### WORK INSTRUCTIONS
Set every record down verbatim and omit the pictures.

### MATERIAL
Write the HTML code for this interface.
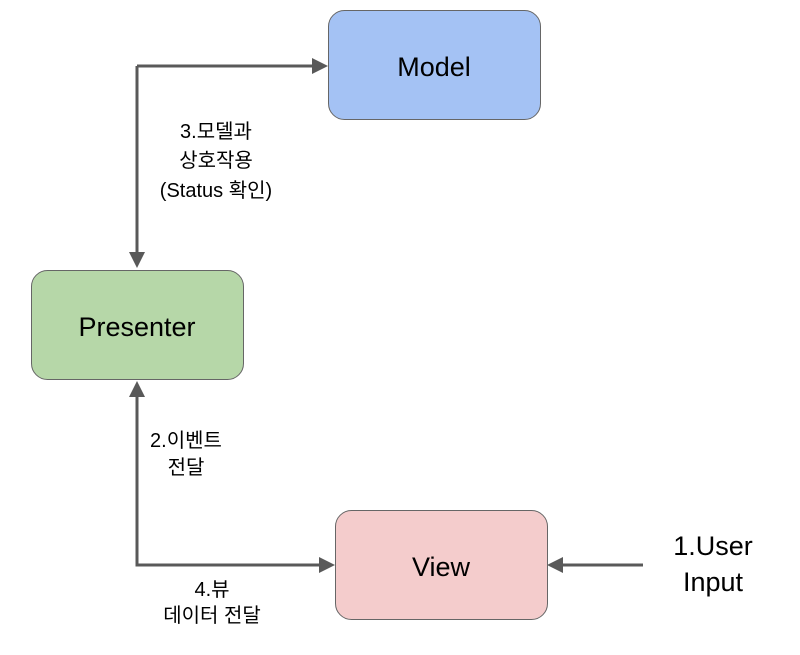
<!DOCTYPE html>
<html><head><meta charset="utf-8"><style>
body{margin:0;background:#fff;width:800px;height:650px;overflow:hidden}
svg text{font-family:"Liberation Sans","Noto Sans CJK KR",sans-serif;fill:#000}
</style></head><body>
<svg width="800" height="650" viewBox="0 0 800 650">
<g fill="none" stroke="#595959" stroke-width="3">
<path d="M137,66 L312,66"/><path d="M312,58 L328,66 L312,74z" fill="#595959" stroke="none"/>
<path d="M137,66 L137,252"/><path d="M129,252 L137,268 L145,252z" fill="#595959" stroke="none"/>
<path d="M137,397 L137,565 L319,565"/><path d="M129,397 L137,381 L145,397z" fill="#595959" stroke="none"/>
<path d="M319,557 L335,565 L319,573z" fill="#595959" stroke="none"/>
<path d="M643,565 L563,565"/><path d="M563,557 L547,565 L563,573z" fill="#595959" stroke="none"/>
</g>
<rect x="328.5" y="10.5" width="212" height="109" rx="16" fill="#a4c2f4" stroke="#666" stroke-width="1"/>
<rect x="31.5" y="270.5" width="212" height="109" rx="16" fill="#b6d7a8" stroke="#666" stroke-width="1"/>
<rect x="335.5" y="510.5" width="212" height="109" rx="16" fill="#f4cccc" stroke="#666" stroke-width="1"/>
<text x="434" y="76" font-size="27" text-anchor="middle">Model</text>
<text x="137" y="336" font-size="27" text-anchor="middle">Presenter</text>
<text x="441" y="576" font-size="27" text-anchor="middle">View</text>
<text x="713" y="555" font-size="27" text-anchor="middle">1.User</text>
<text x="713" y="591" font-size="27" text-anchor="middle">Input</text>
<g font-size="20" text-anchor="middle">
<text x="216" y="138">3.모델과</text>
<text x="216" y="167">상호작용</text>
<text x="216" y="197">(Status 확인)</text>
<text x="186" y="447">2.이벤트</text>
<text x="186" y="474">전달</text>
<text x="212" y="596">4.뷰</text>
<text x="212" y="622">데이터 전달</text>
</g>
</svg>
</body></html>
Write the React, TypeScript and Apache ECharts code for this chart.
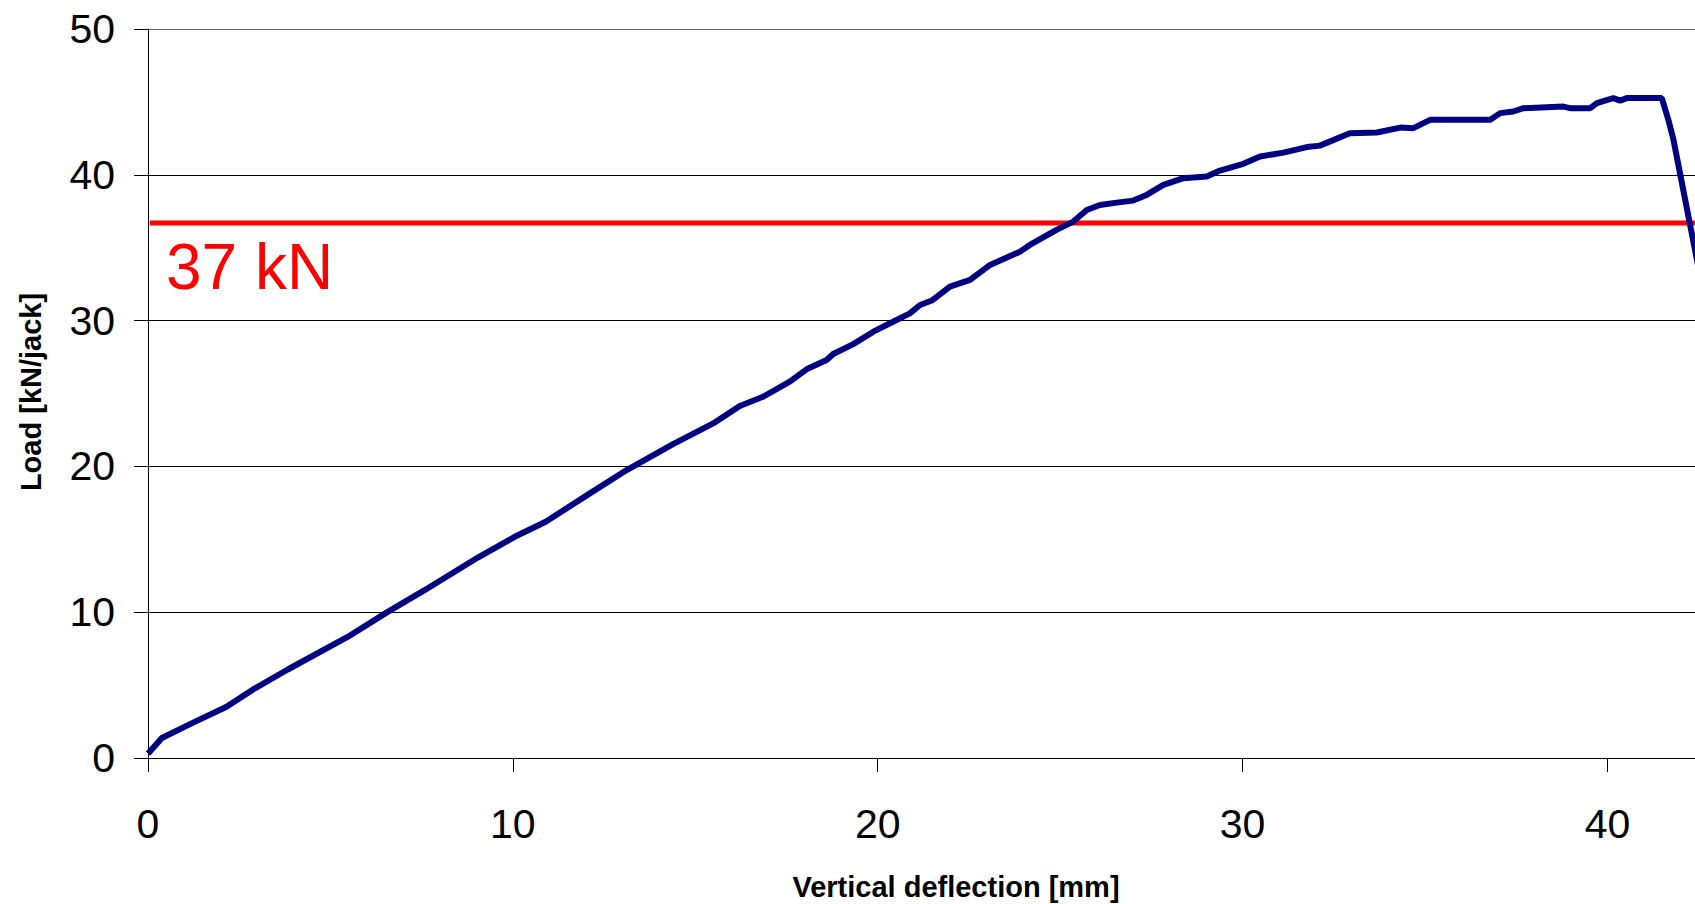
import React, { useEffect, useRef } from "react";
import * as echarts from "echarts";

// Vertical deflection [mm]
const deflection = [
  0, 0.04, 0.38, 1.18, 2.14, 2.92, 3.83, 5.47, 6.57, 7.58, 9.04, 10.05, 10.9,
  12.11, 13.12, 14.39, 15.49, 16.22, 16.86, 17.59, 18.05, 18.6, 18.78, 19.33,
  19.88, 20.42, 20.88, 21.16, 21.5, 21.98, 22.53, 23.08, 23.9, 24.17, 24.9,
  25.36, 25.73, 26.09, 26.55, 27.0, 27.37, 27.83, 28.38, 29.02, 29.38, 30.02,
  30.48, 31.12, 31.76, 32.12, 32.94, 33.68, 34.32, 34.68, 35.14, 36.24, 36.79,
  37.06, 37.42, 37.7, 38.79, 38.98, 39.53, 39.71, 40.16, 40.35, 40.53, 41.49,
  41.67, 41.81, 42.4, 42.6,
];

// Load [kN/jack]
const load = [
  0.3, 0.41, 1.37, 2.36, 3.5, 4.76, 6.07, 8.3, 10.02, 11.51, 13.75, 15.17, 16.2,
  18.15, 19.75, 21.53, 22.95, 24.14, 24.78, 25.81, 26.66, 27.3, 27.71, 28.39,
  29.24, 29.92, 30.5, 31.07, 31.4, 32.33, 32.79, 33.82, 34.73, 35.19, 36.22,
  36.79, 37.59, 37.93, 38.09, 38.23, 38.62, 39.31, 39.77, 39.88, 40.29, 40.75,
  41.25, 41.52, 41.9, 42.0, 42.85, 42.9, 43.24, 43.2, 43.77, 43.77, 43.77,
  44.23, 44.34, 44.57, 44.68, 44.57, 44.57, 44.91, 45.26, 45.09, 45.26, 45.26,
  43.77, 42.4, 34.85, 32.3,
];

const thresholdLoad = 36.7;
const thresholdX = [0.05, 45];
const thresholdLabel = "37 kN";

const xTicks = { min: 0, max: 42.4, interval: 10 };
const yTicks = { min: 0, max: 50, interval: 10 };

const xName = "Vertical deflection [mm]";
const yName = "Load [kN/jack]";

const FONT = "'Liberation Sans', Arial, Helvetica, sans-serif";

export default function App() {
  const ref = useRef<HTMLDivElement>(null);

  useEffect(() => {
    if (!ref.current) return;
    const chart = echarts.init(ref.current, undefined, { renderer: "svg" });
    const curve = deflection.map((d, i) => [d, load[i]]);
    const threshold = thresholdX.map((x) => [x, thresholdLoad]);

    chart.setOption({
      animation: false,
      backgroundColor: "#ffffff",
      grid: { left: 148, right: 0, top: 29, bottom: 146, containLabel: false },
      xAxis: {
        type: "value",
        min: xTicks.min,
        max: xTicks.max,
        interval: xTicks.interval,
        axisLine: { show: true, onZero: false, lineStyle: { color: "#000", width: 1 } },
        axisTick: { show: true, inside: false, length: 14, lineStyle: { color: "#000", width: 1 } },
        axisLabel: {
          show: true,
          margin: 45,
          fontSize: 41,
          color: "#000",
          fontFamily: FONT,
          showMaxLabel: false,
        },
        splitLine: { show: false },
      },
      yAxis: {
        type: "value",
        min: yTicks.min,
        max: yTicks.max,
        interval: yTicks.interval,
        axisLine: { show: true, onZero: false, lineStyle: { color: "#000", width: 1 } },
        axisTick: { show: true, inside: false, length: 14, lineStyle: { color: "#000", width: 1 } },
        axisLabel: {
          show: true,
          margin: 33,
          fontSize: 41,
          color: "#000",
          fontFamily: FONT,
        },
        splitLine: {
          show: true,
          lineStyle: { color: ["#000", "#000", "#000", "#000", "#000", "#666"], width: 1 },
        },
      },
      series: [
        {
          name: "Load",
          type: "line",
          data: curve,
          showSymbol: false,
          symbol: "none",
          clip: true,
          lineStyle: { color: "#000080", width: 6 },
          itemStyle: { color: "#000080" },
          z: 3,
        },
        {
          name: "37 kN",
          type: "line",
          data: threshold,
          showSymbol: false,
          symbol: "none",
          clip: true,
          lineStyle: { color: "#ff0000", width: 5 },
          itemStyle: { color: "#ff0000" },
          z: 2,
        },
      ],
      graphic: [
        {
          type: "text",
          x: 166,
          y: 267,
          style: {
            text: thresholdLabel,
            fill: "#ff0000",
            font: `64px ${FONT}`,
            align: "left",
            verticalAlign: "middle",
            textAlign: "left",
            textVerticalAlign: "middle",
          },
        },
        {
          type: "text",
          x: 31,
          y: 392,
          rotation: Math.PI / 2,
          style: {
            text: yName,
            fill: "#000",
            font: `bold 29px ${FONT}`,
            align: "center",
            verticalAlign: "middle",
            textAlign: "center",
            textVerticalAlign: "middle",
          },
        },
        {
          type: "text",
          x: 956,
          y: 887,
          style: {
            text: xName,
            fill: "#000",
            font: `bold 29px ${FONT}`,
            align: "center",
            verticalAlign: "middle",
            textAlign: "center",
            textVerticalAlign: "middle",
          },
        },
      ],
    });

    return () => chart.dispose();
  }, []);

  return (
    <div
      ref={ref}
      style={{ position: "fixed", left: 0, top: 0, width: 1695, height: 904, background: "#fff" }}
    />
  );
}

### ANSWER IN FULL
Write the HTML code for this interface.
<!DOCTYPE html>
<html><head><meta charset="utf-8"><style>
body{margin:0;background:#fff;width:800px;height:650px;overflow:hidden}
svg text{font-family:"Liberation Sans","Noto Sans CJK KR",sans-serif;fill:#000}
</style></head><body>
<svg width="800" height="650" viewBox="0 0 800 650">
<g fill="none" stroke="#595959" stroke-width="3">
<path d="M137,66 L312,66"/><path d="M312,58 L328,66 L312,74z" fill="#595959" stroke="none"/>
<path d="M137,66 L137,252"/><path d="M129,252 L137,268 L145,252z" fill="#595959" stroke="none"/>
<path d="M137,397 L137,565 L319,565"/><path d="M129,397 L137,381 L145,397z" fill="#595959" stroke="none"/>
<path d="M319,557 L335,565 L319,573z" fill="#595959" stroke="none"/>
<path d="M643,565 L563,565"/><path d="M563,557 L547,565 L563,573z" fill="#595959" stroke="none"/>
</g>
<rect x="328.5" y="10.5" width="212" height="109" rx="16" fill="#a4c2f4" stroke="#666" stroke-width="1"/>
<rect x="31.5" y="270.5" width="212" height="109" rx="16" fill="#b6d7a8" stroke="#666" stroke-width="1"/>
<rect x="335.5" y="510.5" width="212" height="109" rx="16" fill="#f4cccc" stroke="#666" stroke-width="1"/>
<text x="434" y="76" font-size="27" text-anchor="middle">Model</text>
<text x="137" y="336" font-size="27" text-anchor="middle">Presenter</text>
<text x="441" y="576" font-size="27" text-anchor="middle">View</text>
<text x="713" y="555" font-size="27" text-anchor="middle">1.User</text>
<text x="713" y="591" font-size="27" text-anchor="middle">Input</text>
<g font-size="20" text-anchor="middle">
<text x="216" y="138">3.모델과</text>
<text x="216" y="167">상호작용</text>
<text x="216" y="197">(Status 확인)</text>
<text x="186" y="447">2.이벤트</text>
<text x="186" y="474">전달</text>
<text x="212" y="596">4.뷰</text>
<text x="212" y="622">데이터 전달</text>
</g>
</svg>
</body></html>
Write the React, TypeScript and Apache ECharts code for this chart.
import React, { useEffect, useRef } from "react";
import * as echarts from "echarts";

// Vertical deflection [mm]
const deflection = [
  0, 0.04, 0.38, 1.18, 2.14, 2.92, 3.83, 5.47, 6.57, 7.58, 9.04, 10.05, 10.9,
  12.11, 13.12, 14.39, 15.49, 16.22, 16.86, 17.59, 18.05, 18.6, 18.78, 19.33,
  19.88, 20.42, 20.88, 21.16, 21.5, 21.98, 22.53, 23.08, 23.9, 24.17, 24.9,
  25.36, 25.73, 26.09, 26.55, 27.0, 27.37, 27.83, 28.38, 29.02, 29.38, 30.02,
  30.48, 31.12, 31.76, 32.12, 32.94, 33.68, 34.32, 34.68, 35.14, 36.24, 36.79,
  37.06, 37.42, 37.7, 38.79, 38.98, 39.53, 39.71, 40.16, 40.35, 40.53, 41.49,
  41.67, 41.81, 42.4, 42.6,
];

// Load [kN/jack]
const load = [
  0.3, 0.41, 1.37, 2.36, 3.5, 4.76, 6.07, 8.3, 10.02, 11.51, 13.75, 15.17, 16.2,
  18.15, 19.75, 21.53, 22.95, 24.14, 24.78, 25.81, 26.66, 27.3, 27.71, 28.39,
  29.24, 29.92, 30.5, 31.07, 31.4, 32.33, 32.79, 33.82, 34.73, 35.19, 36.22,
  36.79, 37.59, 37.93, 38.09, 38.23, 38.62, 39.31, 39.77, 39.88, 40.29, 40.75,
  41.25, 41.52, 41.9, 42.0, 42.85, 42.9, 43.24, 43.2, 43.77, 43.77, 43.77,
  44.23, 44.34, 44.57, 44.68, 44.57, 44.57, 44.91, 45.26, 45.09, 45.26, 45.26,
  43.77, 42.4, 34.85, 32.3,
];

const thresholdLoad = 36.7;
const thresholdX = [0.05, 45];
const thresholdLabel = "37 kN";

const xTicks = { min: 0, max: 42.4, interval: 10 };
const yTicks = { min: 0, max: 50, interval: 10 };

const xName = "Vertical deflection [mm]";
const yName = "Load [kN/jack]";

const FONT = "'Liberation Sans', Arial, Helvetica, sans-serif";

export default function App() {
  const ref = useRef<HTMLDivElement>(null);

  useEffect(() => {
    if (!ref.current) return;
    const chart = echarts.init(ref.current, undefined, { renderer: "svg" });
    const curve = deflection.map((d, i) => [d, load[i]]);
    const threshold = thresholdX.map((x) => [x, thresholdLoad]);

    chart.setOption({
      animation: false,
      backgroundColor: "#ffffff",
      grid: { left: 148, right: 0, top: 29, bottom: 146, containLabel: false },
      xAxis: {
        type: "value",
        min: xTicks.min,
        max: xTicks.max,
        interval: xTicks.interval,
        axisLine: { show: true, onZero: false, lineStyle: { color: "#000", width: 1 } },
        axisTick: { show: true, inside: false, length: 14, lineStyle: { color: "#000", width: 1 } },
        axisLabel: {
          show: true,
          margin: 45,
          fontSize: 41,
          color: "#000",
          fontFamily: FONT,
          showMaxLabel: false,
        },
        splitLine: { show: false },
      },
      yAxis: {
        type: "value",
        min: yTicks.min,
        max: yTicks.max,
        interval: yTicks.interval,
        axisLine: { show: true, onZero: false, lineStyle: { color: "#000", width: 1 } },
        axisTick: { show: true, inside: false, length: 14, lineStyle: { color: "#000", width: 1 } },
        axisLabel: {
          show: true,
          margin: 33,
          fontSize: 41,
          color: "#000",
          fontFamily: FONT,
        },
        splitLine: {
          show: true,
          lineStyle: { color: ["#000", "#000", "#000", "#000", "#000", "#666"], width: 1 },
        },
      },
      series: [
        {
          name: "Load",
          type: "line",
          data: curve,
          showSymbol: false,
          symbol: "none",
          clip: true,
          lineStyle: { color: "#000080", width: 6 },
          itemStyle: { color: "#000080" },
          z: 3,
        },
        {
          name: "37 kN",
          type: "line",
          data: threshold,
          showSymbol: false,
          symbol: "none",
          clip: true,
          lineStyle: { color: "#ff0000", width: 5 },
          itemStyle: { color: "#ff0000" },
          z: 2,
        },
      ],
      graphic: [
        {
          type: "text",
          x: 166,
          y: 267,
          style: {
            text: thresholdLabel,
            fill: "#ff0000",
            font: `64px ${FONT}`,
            align: "left",
            verticalAlign: "middle",
            textAlign: "left",
            textVerticalAlign: "middle",
          },
        },
        {
          type: "text",
          x: 31,
          y: 392,
          rotation: Math.PI / 2,
          style: {
            text: yName,
            fill: "#000",
            font: `bold 29px ${FONT}`,
            align: "center",
            verticalAlign: "middle",
            textAlign: "center",
            textVerticalAlign: "middle",
          },
        },
        {
          type: "text",
          x: 956,
          y: 887,
          style: {
            text: xName,
            fill: "#000",
            font: `bold 29px ${FONT}`,
            align: "center",
            verticalAlign: "middle",
            textAlign: "center",
            textVerticalAlign: "middle",
          },
        },
      ],
    });

    return () => chart.dispose();
  }, []);

  return (
    <div
      ref={ref}
      style={{ position: "fixed", left: 0, top: 0, width: 1695, height: 904, background: "#fff" }}
    />
  );
}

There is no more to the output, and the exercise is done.